一つ印象に残っているのは、化石燃料のコストは上昇していく可能性が高いのに対し、普及により再生可能エネルギーのコストはどんどん下がってくると予想される、という話です。今後とも原発は残るかもしれないし、当分の間は化石燃料も使い続けなければならないでしょう。それでも、省エネ、エネルギー効率化、再生可能エネルギー、の分野はさらに技術革新やコストダウンが進み、それに伴い市場が拡大する分野であることは間違いありません。いち早くシェアを確保し、ノウハウと実績を積んだ中小企業に大いなるチャンスが巡ってくる可能性があります。当社としても、そのチャンスに大いに挑んで行きたいと考えています。

3.エネルギーシフトのもたらすもの~エネルギーを媒体に地域でお金を回す~

「エネルギーシフト」とは、単なる省エネではなく、再生可能エネルギーの固定価格買取制度のことでもない。社会構造全体の転換、都市計画、建築、教育、地域社会を構成する様々な要素を含んだ大きな、社会構造そのものの転換だとされます。そう言われても中々理解することができません。しかし、理解するためのキーワードが補足報告の中にありました。それは、「エネルギーは国がつくるもの、と思っていたが、これからは地域がつくるものになる。」という説明です。

長い間、電気は電力会社から買うものでした。それが、今は太陽光パネルで自ら発電することが珍しくなくなっています。自分で使う電気は自分で発電した電気で賄っている家庭も増えています。そうなると、従前は電力会社に支払われていた電気代は、太陽光パネルやその設置工事費となって地元の工務店等に支払われており、今まで存在していなかった新しい価値が生まれたことになります。これは、地域のお金が、より身近な地域で回ることを意味します。今まで大資本へ流れていたお金が、より身近な地域で回る。お金が回ればそこに雇用が生まれ、生活がはじまり、消費が発生し、また新たな市場を生む。エネルギーをきっかけに地域でお金を回す仕組みを作る、或いは、地域にお金を回す選択肢を増やし、地域全体の経済活力を高めていく。それが地域の持続的発展につながる、ということだと理解しています。

なお、ドイツにおけるエネルギーシフトは、原発の撤廃が前提です。加えて、化石燃料を減らし、再生可能エネルギー中心の社会へ転換していくことを目指しています。そのことについて長い議論の末に国民の合意が出来ています。一方、わが国では、いわゆる“脱原発”に関する議論の結論は出ていません。今後、原発依存度が低くなっていくことは間違いないところかと思いますが、我が国においてどのような方向性が定まるのか、国民的な議論の決定には今しばらく時間がかかりそうです。今回の分科会でも、脱原発、原発廃止について多くの意見が出たようです。しかし、原発に賛成か反対か、という議論に入り込んでしまうと普及が進まない、という印象も強く受けました。

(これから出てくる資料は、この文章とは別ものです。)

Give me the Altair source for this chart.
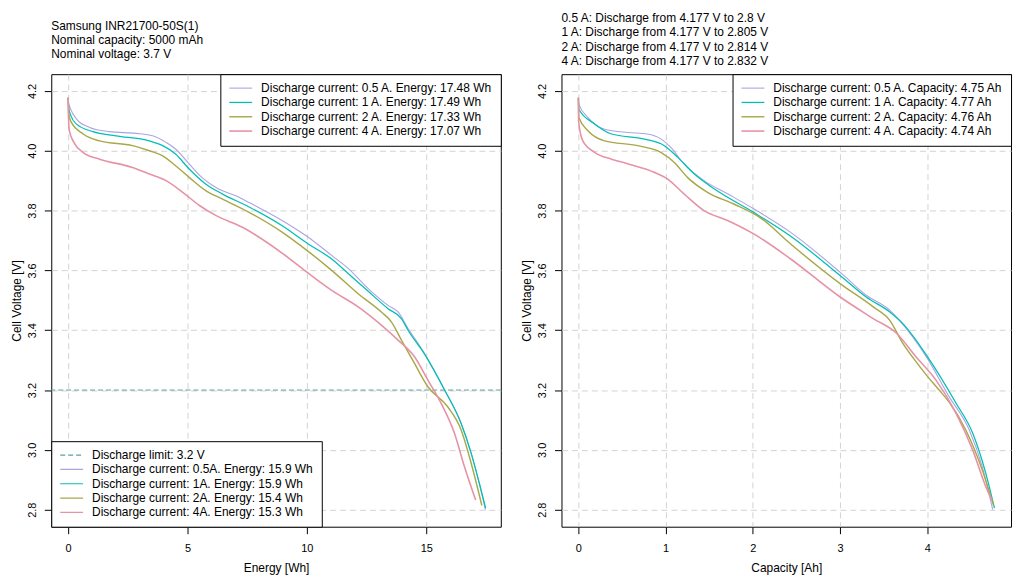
import altair as alt
import pandas as pd

FONT = "Liberation Sans, Arial, sans-serif"

# ---------------- labels ----------------
labels_energy = [
    "Discharge current: 0.5 A. Energy: 17.48 Wh",
    "Discharge current: 1 A. Energy: 17.49 Wh",
    "Discharge current: 2 A. Energy: 17.33 Wh",
    "Discharge current: 4 A. Energy: 17.07 Wh",
]
labels_capacity = [
    "Discharge current: 0.5 A. Capacity: 4.75 Ah",
    "Discharge current: 1 A. Capacity: 4.77 Ah",
    "Discharge current: 2 A. Capacity: 4.76 Ah",
    "Discharge current: 4 A. Capacity: 4.74 Ah",
]
labels_limit = [
    "Discharge limit: 3.2 V",
    "Discharge current: 0.5A. Energy: 15.9 Wh",
    "Discharge current: 1A. Energy: 15.9 Wh",
    "Discharge current: 2A. Energy: 15.4 Wh",
    "Discharge current: 4A. Energy: 15.3 Wh",
]
title_left = ["Samsung INR21700-50S(1)", "Nominal capacity: 5000 mAh", "Nominal voltage: 3.7 V"]
title_right = [
    "0.5 A: Discharge from 4.177 V to 2.8 V",
    "1 A: Discharge from 4.177 V to 2.805 V",
    "2 A: Discharge from 4.177 V to 2.814 V",
    "4 A: Discharge from 4.177 V to 2.832 V",
]
limit_value = [3.2]

colors = ["#ACA4E2", "#00BFB5", "#A8A848", "#E693A6"]
widths = [1.1, 1.6, 1.1, 1.1]
limit_color = "#5F9EA0"

# ---------------- energy panel data ----------------
e05_E = [0, 0.02, 0.1, 0.35, 0.9, 1.73, 2.85, 3.54, 4.1, 4.5, 5.07, 5.6, 6.3, 7.0, 7.6, 8.96, 10.0, 11.04, 11.74, 12.57, 13.4, 13.82, 14.24, 14.93, 15.77, 16.46, 16.88, 17.22, 17.48]
e05_V = [4.177, 4.16, 4.14, 4.106, 4.078, 4.064, 4.058, 4.05, 4.028, 4.006, 3.956, 3.911, 3.872, 3.85, 3.826, 3.767, 3.714, 3.65, 3.606, 3.539, 3.483, 3.461, 3.406, 3.322, 3.2, 3.089, 2.989, 2.889, 2.8]

e1_E = [0, 0.02, 0.1, 0.35, 1.04, 2.0, 3.4, 3.96, 4.5, 5.07, 5.76, 6.45, 7.56, 8.95, 10.03, 11.04, 11.74, 12.57, 13.4, 13.96, 14.24, 14.93, 15.77, 16.46, 16.88, 17.22, 17.49]
e1_V = [4.177, 4.145, 4.12, 4.089, 4.064, 4.05, 4.033, 4.017, 3.989, 3.939, 3.889, 3.856, 3.813, 3.75, 3.69, 3.638, 3.589, 3.53, 3.472, 3.439, 3.40, 3.32, 3.2, 3.089, 2.99, 2.89, 2.805]

e2_E = [0, 0.02, 0.1, 0.63, 1.32, 2.7, 3.4, 3.96, 4.5, 5.07, 5.76, 6.45, 7.56, 8.96, 10.0, 11.04, 12.15, 13.12, 13.54, 13.96, 14.51, 15.07, 15.9, 16.46, 16.88, 17.33]
e2_V = [4.177, 4.128, 4.1, 4.056, 4.033, 4.017, 4.0, 3.983, 3.95, 3.911, 3.867, 3.839, 3.795, 3.728, 3.667, 3.6, 3.522, 3.461, 3.428, 3.367, 3.289, 3.211, 3.144, 3.067, 2.956, 2.814]

e4_E = [0, 0.01, 0.05, 0.24, 0.63, 1.32, 2.7, 3.4, 4.1, 4.8, 5.5, 6.2, 7.3, 8.96, 10.0, 11.04, 12.15, 13.12, 13.82, 14.51, 15.07, 15.62, 16.18, 16.6, 17.07]
e4_V = [4.177, 4.122, 4.067, 4.028, 3.994, 3.972, 3.944, 3.922, 3.9, 3.861, 3.817, 3.783, 3.744, 3.658, 3.594, 3.533, 3.478, 3.417, 3.367, 3.311, 3.233, 3.156, 3.056, 2.944, 2.832]

# ---------------- capacity panel data ----------------
c05_C = [0, 0.005, 0.11, 0.30, 0.57, 0.79, 0.95, 1.06, 1.21, 1.44, 1.71, 2.01, 2.43, 3.0, 3.30, 3.57, 3.68, 3.99, 4.25, 4.48, 4.63, 4.75]
c05_V = [4.177, 4.156, 4.111, 4.072, 4.061, 4.056, 4.039, 4.011, 3.956, 3.9, 3.856, 3.806, 3.728, 3.594, 3.517, 3.467, 3.433, 3.311, 3.178, 3.067, 2.944, 2.8]

c1_C = [0, 0.005, 0.19, 0.38, 0.76, 0.985, 1.14, 1.33, 1.56, 2.01, 2.43, 3.0, 3.30, 3.57, 3.72, 3.99, 4.33, 4.52, 4.67, 4.77]
c1_V = [4.177, 4.139, 4.089, 4.056, 4.039, 4.017, 3.978, 3.922, 3.872, 3.794, 3.715, 3.583, 3.511, 3.461, 3.422, 3.317, 3.156, 3.056, 2.922, 2.805]

c2_C = [0, 0.005, 0.11, 0.30, 0.68, 0.95, 1.1, 1.25, 1.48, 1.78, 2.09, 2.43, 3.0, 3.38, 3.57, 3.72, 3.87, 3.99, 4.12, 4.25, 4.44, 4.63, 4.76]
c2_V = [4.177, 4.111, 4.067, 4.033, 4.017, 3.994, 3.961, 3.911, 3.861, 3.822, 3.775, 3.689, 3.556, 3.478, 3.433, 3.356, 3.295, 3.25, 3.205, 3.16, 3.067, 2.933, 2.814]

c4_C = [0, 0.002, 0.05, 0.19, 0.38, 0.57, 0.87, 1.02, 1.21, 1.44, 1.71, 2.01, 2.43, 3.0, 3.38, 3.65, 3.87, 4.1, 4.33, 4.52, 4.67, 4.74]
c4_V = [4.177, 4.1, 4.033, 3.994, 3.972, 3.956, 3.928, 3.906, 3.856, 3.8, 3.767, 3.722, 3.639, 3.511, 3.439, 3.389, 3.311, 3.233, 3.122, 3.0, 2.878, 2.832]

x_ticks_e = [0, 5, 10, 15]
x_ticks_c = [0, 1, 2, 3, 4]
y_ticks = [2.8, 3.0, 3.2, 3.4, 3.6, 3.8, 4.0, 4.2]


def frame(xs_list, vs_list, labels, xname):
    rows = []
    for xs, vs, lab in zip(xs_list, vs_list, labels):
        for a, b in zip(xs, vs):
            rows.append({xname: a, "V": b, "series": lab})
    return pd.DataFrame(rows)


df_e = frame([e05_E, e1_E, e2_E, e4_E], [e05_V, e1_V, e2_V, e4_V], labels_energy, "E")
df_c = frame([c05_C, c1_C, c2_C, c4_C], [c05_V, c1_V, c2_V, c4_V], labels_capacity, "C")
df_lim = pd.DataFrame({"V": limit_value, "lab": [labels_limit[0]]})

W, H = 452, 455
SYM = "M-1,0L3.6,0"


def legend(orient):
    return alt.Legend(
        title=None, orient=orient, offset=0, fillColor="white", strokeColor="black",
        padding=8, symbolType=SYM, symbolSize=100, symbolStrokeWidth=1.2,
        labelFont=FONT, labelFontSize=12, labelColor="black", labelOffset=21,
        rowPadding=2.4, labelLimit=500, cornerRadius=0,
    )


y_enc = alt.Y(
    "V:Q",
    scale=alt.Scale(domain=[2.743, 4.256], nice=False, zero=False),
    axis=alt.Axis(values=y_ticks, format=".1f", title="Cell Voltage [V]",
                  labelAngle=270, labelAlign="center", labelBaseline="bottom",
                  labelPadding=7, titlePadding=3),
)


def x_enc(field, dom, ticks, title):
    return alt.X(
        field + ":Q",
        scale=alt.Scale(domain=dom, nice=False, zero=False),
        axis=alt.Axis(values=ticks, format="d", title=title, labelPadding=9, titlePadding=9),
    )


rule = alt.Chart(df_lim).mark_rule(strokeWidth=1).encode(
    y=alt.Y("V:Q"),
    stroke=alt.Stroke("lab:N", scale=alt.Scale(domain=labels_limit, range=[limit_color] + colors),
                      legend=legend("bottom-left")),
    strokeDash=alt.StrokeDash("lab:N", scale=alt.Scale(domain=labels_limit,
                              range=[[5, 3], [1, 0], [1, 0], [1, 0], [1, 0]]),
                              legend=legend("bottom-left")),
)

lines_e = alt.Chart(df_e).mark_line(clip=True, interpolate="monotone").encode(
    x=x_enc("E", [-0.708, 18.125], x_ticks_e, "Energy [Wh]"),
    y=y_enc,
    color=alt.Color("series:N", scale=alt.Scale(domain=labels_energy, range=colors),
                    legend=legend("top-right")),
    strokeWidth=alt.StrokeWidth("series:N", scale=alt.Scale(domain=labels_energy, range=widths), legend=None),
)

left = alt.layer(rule, lines_e).properties(
    width=W, height=H,
    title=alt.TitleParams(text=title_left, anchor="start", frame="group", font=FONT,
                          fontSize=12, fontWeight="normal", color="black",
                          lineHeight=14.4, baseline="bottom", offset=0.5),
)

right = alt.Chart(df_c).mark_line(clip=True, interpolate="monotone").encode(
    x=x_enc("C", [-0.194, 4.96], x_ticks_c, "Capacity [Ah]"),
    y=y_enc,
    color=alt.Color("series:N", scale=alt.Scale(domain=labels_capacity, range=colors),
                    legend=legend("top-right")),
    strokeWidth=alt.StrokeWidth("series:N", scale=alt.Scale(domain=labels_capacity, range=widths), legend=None),
).properties(
    width=W, height=H,
    title=alt.TitleParams(text=title_right, anchor="start", frame="group", font=FONT,
                          fontSize=12, fontWeight="normal", color="black",
                          lineHeight=14.4, baseline="bottom", offset=0, dy=6.2),
)

chart = alt.hconcat(left, right, spacing=61, bounds="flush").resolve_scale(
    x="independent", y="independent", color="independent",
    stroke="independent", strokeDash="independent", strokeWidth="independent",
).resolve_legend(color="independent").configure(
    font=FONT, padding={"left": 1.5, "top": 2, "right": 4, "bottom": 0},
).configure_view(
    stroke="black", strokeWidth=1,
).configure_axis(
    domain=False, tickColor="black", tickSize=7, labelColor="black", labelFontSize=11,
    labelFont=FONT, titleFont=FONT, titleFontSize=12, titleFontWeight="normal",
    titleColor="black", gridColor="#D3D3D3", gridDash=[6, 4], gridWidth=1,
)

chart.save("out.html", embed_options={"renderer": "svg", "actions": False})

今回の報告のまとめでも、「エネルギー問題の中から地域の中小企業の強みを活かせる新しい仕事が出てくるだろう。それにいかに対応していくかが課題。」という総括がありました。その点については同感ですし、経営者としてはそこに注力して今後のかじ取りを考えたいと思います。

グループ討議の様子

この「エネルギーシフト」に関する分科会、一つ気になることがありました。現在、中同協ではエネルギーシフトの推進に向け「中小企業家エネルギー宣言」なるものを取りまとめ、政策提言していく準備を進めているようです。その原案を読んで気になるのは、「脱原発」を前提とした内容であるということです。この原案のまま方針決定されれば、同友会活動を“原発に賛成か反対か”、という議論に巻き込むことになりはしないかと懸念します。私は原発肯定派です。反対派の方がその立場で意見を主張し、活動されるのは結構なことですが、中小企業家同友会という組織が、組織として、脱原発・原発反対を前面に掲げる政策に舵を切るのはいかがなものかという気がします。会員の中にも賛成派・反対派が分かれるでしょう。省エネ、エネルギー効率化、再生可能エネルギー活用、というエネルギーシフトの3方策は大きな可能性を秘めています。当社も、地中熱をはじめ、再生可能エネルギーへの取り組みに大きく軸足を置いています。同友会がその分野の取り組みを推奨することも大いに歓迎です。だからこそ、それは、原発の是非を問う活動とは切り離し、あくまでも中小企業のビジネスチャンスの拡大という観点で推進されることを期待したいと思います。